Zoals eerder uitgelegd, geldt bij beoordeling van aanvragen om een reclamevergunning of bouwvergunning een verplichte welstandstoets. Indien een dergelijke aanvraag niet rechtstreeks passend is in de bovenstaande richtlijnen, is een welstandsadvies op maat nodig. In dergelijke gevallen zal de welstandscommissie de aanvraag beoordelen aan de hand van de bovenstaande reclamerichtlijnen, beeldkwaliteitplannen en gebiedsspecifieke criteria voor zover van toepassing. In beginsel zijn de bovenstaande reclamerichtlijnen leidend. Slechts in de volgende uitzonderingsgevallen is afwijken van deze richtlijnen denkbaar:

  • -

    Bij een deskundig en onderbouwd verzoek, waarin aannemelijk gemaakt kan worden dat afwijking van deze bepalingen een gelijkwaardige of betere oplossing biedt voor wat betreft de vormgeving en plaatsing van de reclame in relatie tot de architectuur van het bouwwerk waarop deze wordt aangebracht.

  • -

    Wanneer handelsreclame een integraal onderdeel van het architectonische ontwerp uitmaakt, zal deze handelsreclame niet op zichzelf maar in samenhang met de architectuur worden beoordeeld. Hierbij wordt ondermeer gelet op de vormgeving, materiaaltoepassing, lichtintensiteit, kleurstelling, lay-out, typografie en de wijze van bevestiging.

  • -

    Indien na de vaststelling van deze bepalingen in de directe omgeving vergunning is verleend voor reclames die op vergelijkbare wijze afweken van deze bepaling. Wanneer een beroep wordt gedaan op deze "precedentwerking" zal de commissie dat in haar beoordeling betrekken.

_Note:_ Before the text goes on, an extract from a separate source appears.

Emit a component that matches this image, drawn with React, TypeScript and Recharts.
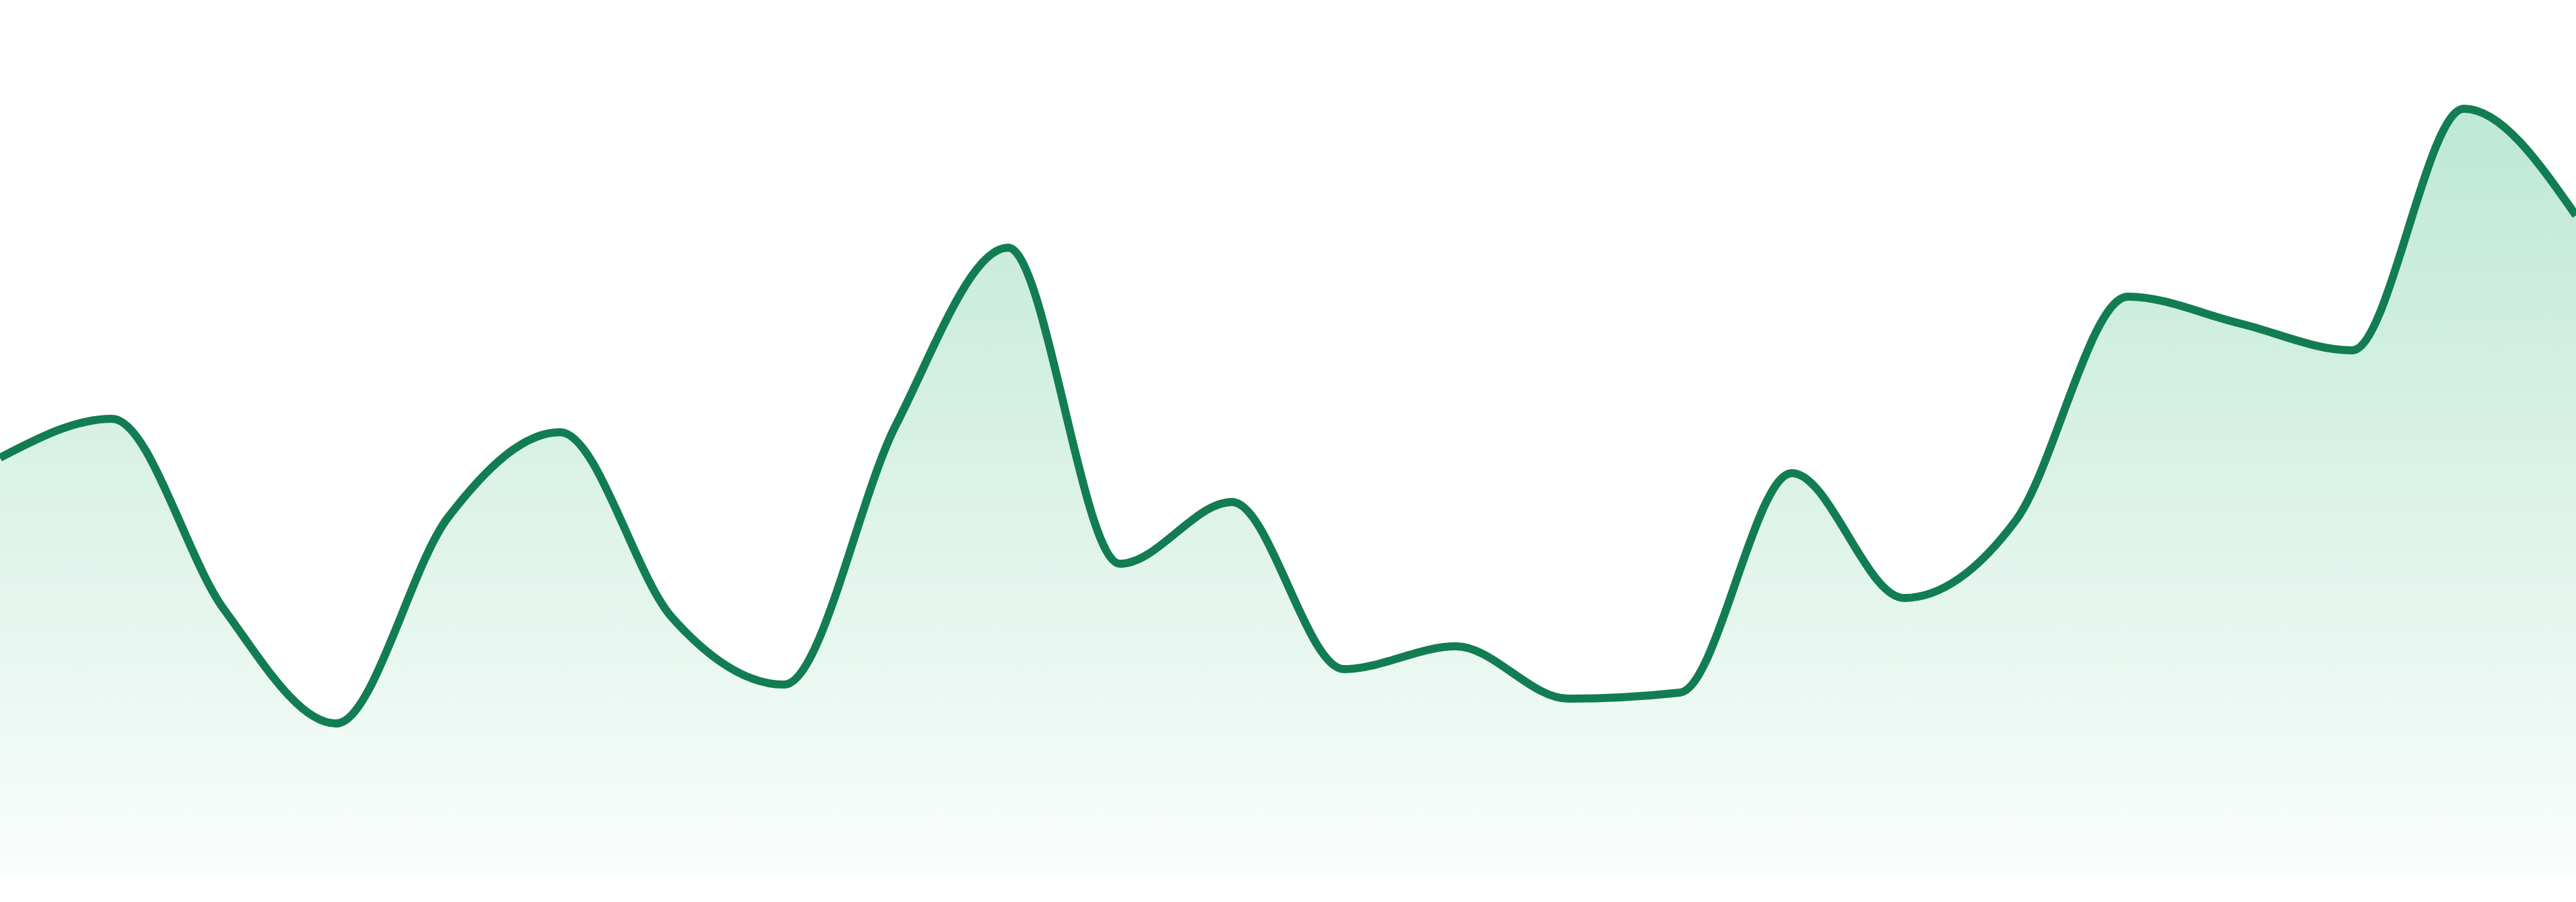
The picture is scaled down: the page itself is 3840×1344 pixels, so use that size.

Suggesties voor aanvragers

  • -

    Wanneer bij een gevelreclame gebruik wordt gemaakt van losse letters i.p.v. reclamebakken of borden zullen deze zich in de regel gemakkelijker naar de architectuur van het gebouw voegen;

  • -

    Het gebruik van felle kleuren wordt afgeraden;

  • -

    Op ruiten geplakte reclames zijn ongewenst. Deze kunnen beter los van de ruit worden geplaatst. Daarbij dient het zicht naar de achtergelegen ruimte zoveel mogelijk in stand te worden gehouden.